In 2012, Sebastián Corbat was diagnosed with a life-threatening disease and needed a complex bone marrow transplant to survive. The best hospital for the procedure was Dana-Farber, in Boston. Corbat and his family moved from their home in Argentina to Lexington so he could begin treatment. 

In addition to his transplant, Corbat’s doctors recommended integrative treatments. “They gave me a lot of exercises, meditation, advice on how to relax and learn to manage stress,” he says. “One part was about nutrition and how to eat organic foods.” 

The experience led Corbat, who worked in technology back in Argentina, down a very different path — he now makes traditional South American foods, including empanadas and salsas, out of fresh, natural ingredients, and sells them at farmers’ markets throughout the region, including the Lexington Farmers’ Market, which opens for the season this Tuesday. 

The market seems to represent a sort of rebirth for other vendors as well. “This was what I like to call my midlife crisis career change,” says Lexington dad Drew Maggiore of Drew’s Stews, a market stand known for its refreshing gazpachos and cucumber yogurt soup. Maggiore was drawn to the idea of “cooking and socializing and bringing all-natural food to the local community,” he says. “I found my happy place.”

Fresh produce for sale at the Lexington Farmers Market / Credit: Leslie Wilcott-Henrie

The Lexington Farmers’ Market was started in 2005 by local residents who wanted to increase access to fresh, healthy. local produce. Local farmers’ markets had long ago been replaced by big supermarket chains, and Lexington’s market was one of the first of a new breed of farmers’ markets in the area. 

“Nineteen years ago, people were coming to the farmer’s market asking ‘why can’t I buy bananas?’” says market president Leslie Wilcott-Henrie. “There was a whole education process that we had to go through for people to understand what local food means.”

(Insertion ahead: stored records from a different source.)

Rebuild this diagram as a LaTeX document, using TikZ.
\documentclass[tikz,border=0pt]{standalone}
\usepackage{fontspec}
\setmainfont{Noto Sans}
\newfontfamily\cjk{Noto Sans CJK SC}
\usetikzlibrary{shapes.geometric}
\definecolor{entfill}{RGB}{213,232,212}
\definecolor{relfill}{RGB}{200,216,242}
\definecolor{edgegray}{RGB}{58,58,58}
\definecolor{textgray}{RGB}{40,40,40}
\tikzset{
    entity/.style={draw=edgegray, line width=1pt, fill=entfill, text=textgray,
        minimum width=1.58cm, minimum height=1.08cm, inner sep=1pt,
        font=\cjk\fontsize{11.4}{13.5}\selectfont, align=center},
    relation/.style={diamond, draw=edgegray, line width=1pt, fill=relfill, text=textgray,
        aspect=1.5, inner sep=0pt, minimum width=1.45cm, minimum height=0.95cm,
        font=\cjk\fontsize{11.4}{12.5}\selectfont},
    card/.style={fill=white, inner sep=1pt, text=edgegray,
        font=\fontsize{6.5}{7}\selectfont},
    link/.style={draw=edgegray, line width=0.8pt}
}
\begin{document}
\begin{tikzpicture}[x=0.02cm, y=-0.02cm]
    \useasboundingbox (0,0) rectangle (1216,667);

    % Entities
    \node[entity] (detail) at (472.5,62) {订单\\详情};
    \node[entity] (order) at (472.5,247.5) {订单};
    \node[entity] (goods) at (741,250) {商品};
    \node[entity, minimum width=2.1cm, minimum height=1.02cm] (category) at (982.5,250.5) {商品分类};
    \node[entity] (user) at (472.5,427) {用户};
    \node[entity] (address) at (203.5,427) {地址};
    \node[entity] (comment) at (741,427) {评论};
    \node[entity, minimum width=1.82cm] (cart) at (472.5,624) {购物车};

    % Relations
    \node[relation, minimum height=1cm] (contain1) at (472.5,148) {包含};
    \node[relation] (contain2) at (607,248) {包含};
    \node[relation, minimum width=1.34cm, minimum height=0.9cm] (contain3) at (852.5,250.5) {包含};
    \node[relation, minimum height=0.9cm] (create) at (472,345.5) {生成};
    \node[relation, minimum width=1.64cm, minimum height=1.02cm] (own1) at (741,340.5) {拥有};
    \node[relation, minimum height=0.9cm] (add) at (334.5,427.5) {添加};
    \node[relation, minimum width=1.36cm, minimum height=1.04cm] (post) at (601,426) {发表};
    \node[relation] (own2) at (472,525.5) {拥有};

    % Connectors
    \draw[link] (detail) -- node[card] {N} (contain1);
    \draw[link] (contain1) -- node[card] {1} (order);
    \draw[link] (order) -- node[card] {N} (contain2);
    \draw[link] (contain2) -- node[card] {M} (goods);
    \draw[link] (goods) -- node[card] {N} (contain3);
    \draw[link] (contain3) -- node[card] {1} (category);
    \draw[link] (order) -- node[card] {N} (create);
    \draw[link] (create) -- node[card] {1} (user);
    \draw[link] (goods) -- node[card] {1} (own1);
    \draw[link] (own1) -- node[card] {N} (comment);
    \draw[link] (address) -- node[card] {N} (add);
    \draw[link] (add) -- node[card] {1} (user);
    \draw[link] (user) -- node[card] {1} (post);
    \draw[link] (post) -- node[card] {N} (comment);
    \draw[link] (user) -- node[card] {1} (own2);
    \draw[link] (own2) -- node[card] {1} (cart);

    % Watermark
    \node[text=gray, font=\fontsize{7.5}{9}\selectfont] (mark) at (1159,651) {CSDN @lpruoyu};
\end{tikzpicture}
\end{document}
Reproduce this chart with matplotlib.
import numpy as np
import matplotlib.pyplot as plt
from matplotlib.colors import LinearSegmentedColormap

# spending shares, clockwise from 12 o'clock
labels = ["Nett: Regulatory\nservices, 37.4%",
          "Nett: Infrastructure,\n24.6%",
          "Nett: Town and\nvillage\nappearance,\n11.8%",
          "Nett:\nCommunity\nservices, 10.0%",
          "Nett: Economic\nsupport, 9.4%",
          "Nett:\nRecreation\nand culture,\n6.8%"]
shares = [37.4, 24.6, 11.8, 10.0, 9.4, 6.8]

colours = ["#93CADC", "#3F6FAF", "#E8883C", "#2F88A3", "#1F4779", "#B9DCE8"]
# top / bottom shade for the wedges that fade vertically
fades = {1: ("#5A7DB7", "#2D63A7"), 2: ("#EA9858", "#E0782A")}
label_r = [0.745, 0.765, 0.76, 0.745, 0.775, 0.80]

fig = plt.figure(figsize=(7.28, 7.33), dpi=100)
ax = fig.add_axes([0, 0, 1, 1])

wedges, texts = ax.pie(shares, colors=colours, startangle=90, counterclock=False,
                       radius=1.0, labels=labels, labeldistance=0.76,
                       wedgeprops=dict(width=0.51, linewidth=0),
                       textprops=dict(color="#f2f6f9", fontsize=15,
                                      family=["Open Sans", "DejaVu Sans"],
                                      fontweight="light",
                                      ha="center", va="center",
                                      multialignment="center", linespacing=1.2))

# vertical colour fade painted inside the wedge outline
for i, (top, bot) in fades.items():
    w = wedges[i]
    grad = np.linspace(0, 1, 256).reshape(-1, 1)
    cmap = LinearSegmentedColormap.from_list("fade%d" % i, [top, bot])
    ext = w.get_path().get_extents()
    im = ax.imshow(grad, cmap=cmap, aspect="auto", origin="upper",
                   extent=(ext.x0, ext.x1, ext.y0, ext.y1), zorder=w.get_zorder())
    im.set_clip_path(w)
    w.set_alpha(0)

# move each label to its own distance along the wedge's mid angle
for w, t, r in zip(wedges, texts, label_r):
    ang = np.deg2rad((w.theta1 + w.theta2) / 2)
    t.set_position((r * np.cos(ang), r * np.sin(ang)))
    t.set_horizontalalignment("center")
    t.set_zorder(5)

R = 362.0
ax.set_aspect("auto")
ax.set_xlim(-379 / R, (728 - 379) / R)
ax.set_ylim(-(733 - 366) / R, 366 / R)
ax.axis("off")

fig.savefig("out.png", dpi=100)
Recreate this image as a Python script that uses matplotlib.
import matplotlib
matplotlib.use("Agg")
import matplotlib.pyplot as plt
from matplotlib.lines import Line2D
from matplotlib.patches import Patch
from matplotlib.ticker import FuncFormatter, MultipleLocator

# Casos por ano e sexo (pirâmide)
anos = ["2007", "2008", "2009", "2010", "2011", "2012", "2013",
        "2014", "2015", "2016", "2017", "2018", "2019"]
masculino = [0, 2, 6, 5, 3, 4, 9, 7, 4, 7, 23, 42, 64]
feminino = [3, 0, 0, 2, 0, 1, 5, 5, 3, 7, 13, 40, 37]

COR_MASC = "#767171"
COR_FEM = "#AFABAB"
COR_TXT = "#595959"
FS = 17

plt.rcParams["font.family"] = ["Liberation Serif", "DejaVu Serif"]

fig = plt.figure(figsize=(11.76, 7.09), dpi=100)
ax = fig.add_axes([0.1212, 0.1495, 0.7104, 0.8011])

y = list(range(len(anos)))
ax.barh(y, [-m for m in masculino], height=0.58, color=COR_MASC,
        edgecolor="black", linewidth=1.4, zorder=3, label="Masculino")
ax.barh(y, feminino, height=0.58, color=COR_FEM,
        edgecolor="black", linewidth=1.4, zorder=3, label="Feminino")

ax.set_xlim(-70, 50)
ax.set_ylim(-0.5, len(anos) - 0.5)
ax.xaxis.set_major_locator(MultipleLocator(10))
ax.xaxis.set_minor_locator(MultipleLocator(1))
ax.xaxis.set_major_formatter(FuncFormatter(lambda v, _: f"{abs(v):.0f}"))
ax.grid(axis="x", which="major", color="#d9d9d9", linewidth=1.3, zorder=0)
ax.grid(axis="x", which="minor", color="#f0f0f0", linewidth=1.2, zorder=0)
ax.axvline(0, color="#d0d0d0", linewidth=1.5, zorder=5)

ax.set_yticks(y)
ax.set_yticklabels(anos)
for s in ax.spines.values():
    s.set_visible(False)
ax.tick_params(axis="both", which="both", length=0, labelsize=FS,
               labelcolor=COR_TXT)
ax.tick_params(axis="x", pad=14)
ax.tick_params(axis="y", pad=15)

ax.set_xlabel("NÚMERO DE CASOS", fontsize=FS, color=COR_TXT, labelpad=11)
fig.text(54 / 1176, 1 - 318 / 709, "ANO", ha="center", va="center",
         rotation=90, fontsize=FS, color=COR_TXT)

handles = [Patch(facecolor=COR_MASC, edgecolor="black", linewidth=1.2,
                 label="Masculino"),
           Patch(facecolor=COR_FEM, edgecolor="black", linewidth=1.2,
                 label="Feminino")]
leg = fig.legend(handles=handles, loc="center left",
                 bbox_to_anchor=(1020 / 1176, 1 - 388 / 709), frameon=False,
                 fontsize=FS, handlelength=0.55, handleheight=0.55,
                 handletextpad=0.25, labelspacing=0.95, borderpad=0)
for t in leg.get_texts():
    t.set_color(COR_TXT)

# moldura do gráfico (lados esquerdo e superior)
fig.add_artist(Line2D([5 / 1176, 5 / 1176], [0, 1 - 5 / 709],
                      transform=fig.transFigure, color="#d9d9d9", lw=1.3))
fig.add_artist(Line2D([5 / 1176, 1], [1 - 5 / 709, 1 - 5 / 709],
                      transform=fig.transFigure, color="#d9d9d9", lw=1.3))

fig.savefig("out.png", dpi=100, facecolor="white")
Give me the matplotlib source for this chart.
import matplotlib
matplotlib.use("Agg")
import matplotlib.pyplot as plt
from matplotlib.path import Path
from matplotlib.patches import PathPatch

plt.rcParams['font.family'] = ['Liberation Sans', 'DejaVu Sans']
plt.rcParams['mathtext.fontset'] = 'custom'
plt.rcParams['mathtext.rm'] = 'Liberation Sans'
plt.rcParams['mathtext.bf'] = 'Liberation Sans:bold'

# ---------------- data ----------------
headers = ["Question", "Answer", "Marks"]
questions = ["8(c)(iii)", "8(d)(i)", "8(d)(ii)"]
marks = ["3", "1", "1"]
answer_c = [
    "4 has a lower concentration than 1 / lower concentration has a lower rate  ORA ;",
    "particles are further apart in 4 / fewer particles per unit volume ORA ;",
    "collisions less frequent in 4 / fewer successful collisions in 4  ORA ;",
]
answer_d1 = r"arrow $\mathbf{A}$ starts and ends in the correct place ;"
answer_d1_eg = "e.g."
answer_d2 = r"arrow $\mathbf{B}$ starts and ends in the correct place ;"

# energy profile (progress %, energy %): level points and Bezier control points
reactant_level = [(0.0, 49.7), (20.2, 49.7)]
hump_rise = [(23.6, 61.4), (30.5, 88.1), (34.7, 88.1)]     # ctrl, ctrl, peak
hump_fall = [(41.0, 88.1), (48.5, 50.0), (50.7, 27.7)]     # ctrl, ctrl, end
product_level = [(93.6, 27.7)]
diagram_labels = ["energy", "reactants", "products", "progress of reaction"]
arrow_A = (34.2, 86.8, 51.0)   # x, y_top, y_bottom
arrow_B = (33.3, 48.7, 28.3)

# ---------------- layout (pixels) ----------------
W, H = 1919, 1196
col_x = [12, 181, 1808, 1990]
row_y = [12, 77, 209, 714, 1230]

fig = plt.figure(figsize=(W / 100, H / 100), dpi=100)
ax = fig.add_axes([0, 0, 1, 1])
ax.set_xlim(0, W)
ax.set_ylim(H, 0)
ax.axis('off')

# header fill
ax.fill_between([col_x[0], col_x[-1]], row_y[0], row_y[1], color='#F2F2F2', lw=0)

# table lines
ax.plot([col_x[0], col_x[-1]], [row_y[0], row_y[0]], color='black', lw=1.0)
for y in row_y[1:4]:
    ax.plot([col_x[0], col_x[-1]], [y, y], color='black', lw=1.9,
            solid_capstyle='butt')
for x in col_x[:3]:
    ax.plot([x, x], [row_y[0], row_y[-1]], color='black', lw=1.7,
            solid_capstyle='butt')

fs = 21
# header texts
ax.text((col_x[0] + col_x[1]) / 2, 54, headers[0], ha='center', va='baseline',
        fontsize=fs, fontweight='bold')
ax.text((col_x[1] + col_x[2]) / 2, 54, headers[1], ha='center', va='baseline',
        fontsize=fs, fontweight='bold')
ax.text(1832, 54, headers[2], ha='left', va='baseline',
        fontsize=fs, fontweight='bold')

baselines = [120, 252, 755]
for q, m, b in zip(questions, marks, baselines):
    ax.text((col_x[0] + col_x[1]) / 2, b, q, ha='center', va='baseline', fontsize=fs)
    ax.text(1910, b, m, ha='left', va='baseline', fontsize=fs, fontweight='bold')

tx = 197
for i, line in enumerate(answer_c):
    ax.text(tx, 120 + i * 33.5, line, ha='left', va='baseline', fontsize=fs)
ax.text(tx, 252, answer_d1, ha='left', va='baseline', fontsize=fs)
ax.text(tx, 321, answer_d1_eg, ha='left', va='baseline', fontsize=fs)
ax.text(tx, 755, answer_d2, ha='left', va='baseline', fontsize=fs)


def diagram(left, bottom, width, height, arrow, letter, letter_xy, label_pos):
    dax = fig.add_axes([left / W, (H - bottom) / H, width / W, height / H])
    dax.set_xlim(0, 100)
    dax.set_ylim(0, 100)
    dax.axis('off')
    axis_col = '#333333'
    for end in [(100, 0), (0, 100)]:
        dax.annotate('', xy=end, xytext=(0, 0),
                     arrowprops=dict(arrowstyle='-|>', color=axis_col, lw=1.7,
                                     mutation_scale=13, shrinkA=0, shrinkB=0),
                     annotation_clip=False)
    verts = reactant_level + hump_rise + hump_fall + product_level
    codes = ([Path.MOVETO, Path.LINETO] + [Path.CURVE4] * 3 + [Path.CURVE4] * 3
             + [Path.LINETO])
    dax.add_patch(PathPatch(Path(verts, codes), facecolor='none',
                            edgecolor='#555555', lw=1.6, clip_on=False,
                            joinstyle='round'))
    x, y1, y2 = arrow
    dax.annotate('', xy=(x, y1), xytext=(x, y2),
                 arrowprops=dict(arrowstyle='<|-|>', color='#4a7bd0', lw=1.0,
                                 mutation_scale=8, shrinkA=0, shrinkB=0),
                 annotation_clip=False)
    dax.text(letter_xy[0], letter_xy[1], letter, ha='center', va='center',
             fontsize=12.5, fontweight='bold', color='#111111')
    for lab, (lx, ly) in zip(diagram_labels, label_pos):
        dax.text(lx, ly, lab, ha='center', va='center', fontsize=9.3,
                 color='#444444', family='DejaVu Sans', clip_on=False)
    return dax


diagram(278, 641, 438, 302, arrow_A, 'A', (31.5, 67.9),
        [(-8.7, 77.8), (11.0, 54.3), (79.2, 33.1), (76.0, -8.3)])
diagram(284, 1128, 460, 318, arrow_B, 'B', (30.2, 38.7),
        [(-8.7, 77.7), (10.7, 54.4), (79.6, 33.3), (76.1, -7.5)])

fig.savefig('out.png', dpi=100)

The market is what’s known as a local producer-only market, which means vendors have to either grow or produce the food they sell. Some, like the century-old, family-owned Busa Farm, or Mont Vernon, NH based Black-Eyed Susan Sheep Dairy, sell products grown and raised locally. Others take ingredients that you can’t easily grow in New England, like wheat or coffee beans, and “use their own hands to make something new out of it,” Wilcott-Henrie explains. 

The organizers work hard to bring in producers that appeal to different tastes and communities here in Lexington — there’s Mei-Mei Dumplings, known for bringing together Chinese flavors and local New England ingredients, Bombay Brunch, which sells authentic Maharashtrian vegetarian food, and Corbat’s Del Sur Empanadas, to name just a few. New this year is Mind Body Snack, a superfood-based snack stand, and Lost Art Cultured Foods, a Black and female owned business specializing in organic sauerkrauts and kimchi-inspired fermented veggies.

“It’s sort of a small-business incubator,” Wilcott-Henrie says. Through the years, there have been a number of businesses that started at the farmers’ market and developed into brick and mortar shops. “Taza Chocolate — we are one of the first places they sold when they first started out, now you can buy their products around the world,” she says. Bread Obsession is another example. 

Serving an economically diverse customer base is also essential — the Lexington Farmers’ Market was the first market in the MetroWest area to accept SNAP (Supplemental Nutrition Assistance Program), and to supplement that by matching SNAP dollars with up to $15 per week. The matching program is funded by donations and also benefited from an ARPA grant. Last year, there was a 50% increase in the number of people using food assistance at the market. “People have an impression that there isn’t need for food assistance in Lexington, but there is,” Wilcott-Henrie says. “I don’t love that more people need food assistance, but I’m happy that they are coming to the farmers’ market.”

The Lexington Farmers’ Market was originally run by volunteers, but since 2017 has employed a paid market manager; this year the market welcomes Kim O’Brien — yet another person who left an office job (she was an employment and labor attorney) for work that’s focused on health and community. 

“It’s not solely about food and farming, it’s also a gathering space,” Wilcott-Henrie says. “It’s become such a vibrant access point for healthy, local food, and for community. I think that’s why we’ve been around for 19 years.”

“And it’s delicious!”

The Lexington Farmers’ Market opens for the summer season on Tuesday, and takes place at the Worthen Road Practice Field every Tuesday, rain or shine, from 2 p.m. to 6:30 p.m., May 30 — October 31.